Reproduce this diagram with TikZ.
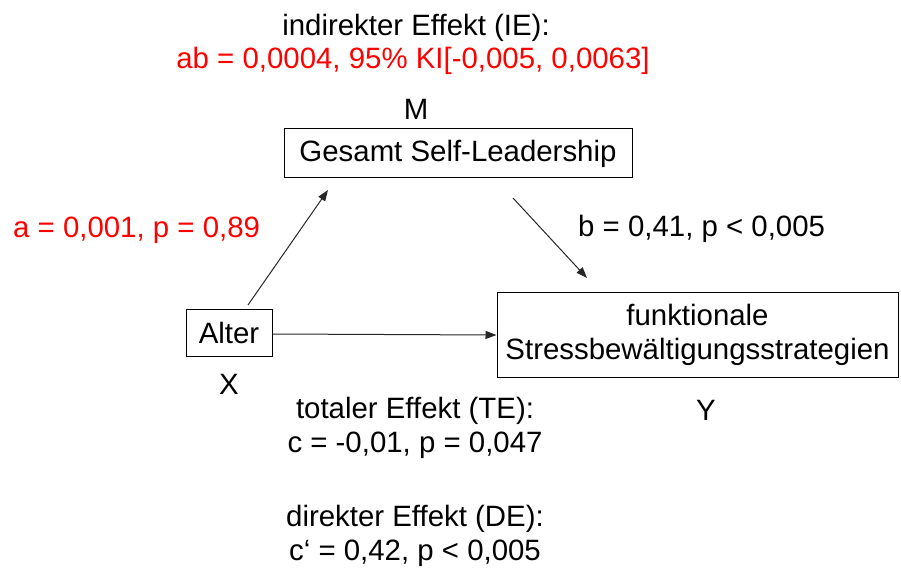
\documentclass[tikz,border=0pt]{standalone}
\usepackage{fontspec}
\setmainfont{Liberation Sans}
\usetikzlibrary{arrows.meta}
\definecolor{redtxt}{RGB}{255,0,0}
\tikzset{
  lbl/.style={inner sep=0pt, font=\fontsize{29.4}{34}\selectfont, text=black},
  redlbl/.style={lbl, text=redtxt},
  boxn/.style={draw=black, line width=1pt, inner sep=0pt, font=\fontsize{29.4}{34}\selectfont},
  arr/.style={draw=black!85, line width=1pt, -{Triangle[length=11pt,width=8pt]}}
}
\begin{document}
\begin{tikzpicture}[x=1pt,y=-1pt]
\useasboundingbox (0,0) rectangle (901,569);
% texts
\node[lbl] (ie) at (416,28) {indirekter Effekt (IE):};
\node[redlbl] (iev) at (413,61) {ab = 0,0004, 95\% KI[-0,005, 0,0063]};
\node[lbl] (ml) at (416,109) {M};
% boxes
\node[boxn, minimum width=348pt, minimum height=49pt] (m) at (458,153.5) {Gesamt Self-Leadership};
\node[boxn, minimum width=86pt, minimum height=47pt] (x) at (229,332.5) {Alter};
\node[boxn, minimum width=401pt, minimum height=85pt, align=center] (y) at (697.5,334.5) {funktionale\\[0pt]Stressbewältigungsstrategien};
\node[lbl] (xl) at (229,384) {X};
\node[lbl] (yl) at (706,410) {Y};
% path labels
\node[redlbl, anchor=west] (al) at (13,230) {a = 0,001, p = 0,89};
\node[lbl, anchor=west] (bl) at (578,229) {b = 0,41, p < 0,005};
\node[lbl, align=center] (te) at (415,428) {totaler Effekt (TE):\\[0pt]c = -0,01, p = 0,047};
\node[lbl, align=center] (de) at (415,536) {direkter Effekt (DE):\\[0pt]c‘ = 0,42, p < 0,005};
% connector end points
\coordinate (a0) at (248,305);
\coordinate (a1) at (328,190);
\coordinate (b0) at (513,198);
\coordinate (b1) at (587,278);
\draw[arr] (a0) -- (a1);
\draw[arr] (b0) -- (b1);
\draw[arr] (x.east |- 0,334) -- (y.west |- 0,335);
\end{tikzpicture}
\end{document}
□ □ □ □ □
**TASK REQUIREMENTS**
Without the pictures, transcribe the listing above exactly.

**SOLUTION**
Reproduce this diagram with TikZ.
\documentclass[tikz,border=0pt]{standalone}
\usepackage{fontspec}
\setmainfont{Liberation Sans}
\usetikzlibrary{arrows.meta}
\definecolor{redtxt}{RGB}{255,0,0}
\tikzset{
  lbl/.style={inner sep=0pt, font=\fontsize{29.4}{34}\selectfont, text=black},
  redlbl/.style={lbl, text=redtxt},
  boxn/.style={draw=black, line width=1pt, inner sep=0pt, font=\fontsize{29.4}{34}\selectfont},
  arr/.style={draw=black!85, line width=1pt, -{Triangle[length=11pt,width=8pt]}}
}
\begin{document}
\begin{tikzpicture}[x=1pt,y=-1pt]
\useasboundingbox (0,0) rectangle (901,569);
% texts
\node[lbl] (ie) at (416,28) {indirekter Effekt (IE):};
\node[redlbl] (iev) at (413,61) {ab = 0,0004, 95\% KI[-0,005, 0,0063]};
\node[lbl] (ml) at (416,109) {M};
% boxes
\node[boxn, minimum width=348pt, minimum height=49pt] (m) at (458,153.5) {Gesamt Self-Leadership};
\node[boxn, minimum width=86pt, minimum height=47pt] (x) at (229,332.5) {Alter};
\node[boxn, minimum width=401pt, minimum height=85pt, align=center] (y) at (697.5,334.5) {funktionale\\[0pt]Stressbewältigungsstrategien};
\node[lbl] (xl) at (229,384) {X};
\node[lbl] (yl) at (706,410) {Y};
% path labels
\node[redlbl, anchor=west] (al) at (13,230) {a = 0,001, p = 0,89};
\node[lbl, anchor=west] (bl) at (578,229) {b = 0,41, p < 0,005};
\node[lbl, align=center] (te) at (415,428) {totaler Effekt (TE):\\[0pt]c = -0,01, p = 0,047};
\node[lbl, align=center] (de) at (415,536) {direkter Effekt (DE):\\[0pt]c‘ = 0,42, p < 0,005};
% connector end points
\coordinate (a0) at (248,305);
\coordinate (a1) at (328,190);
\coordinate (b0) at (513,198);
\coordinate (b1) at (587,278);
\draw[arr] (a0) -- (a1);
\draw[arr] (b0) -- (b1);
\draw[arr] (x.east |- 0,334) -- (y.west |- 0,335);
\end{tikzpicture}
\end{document}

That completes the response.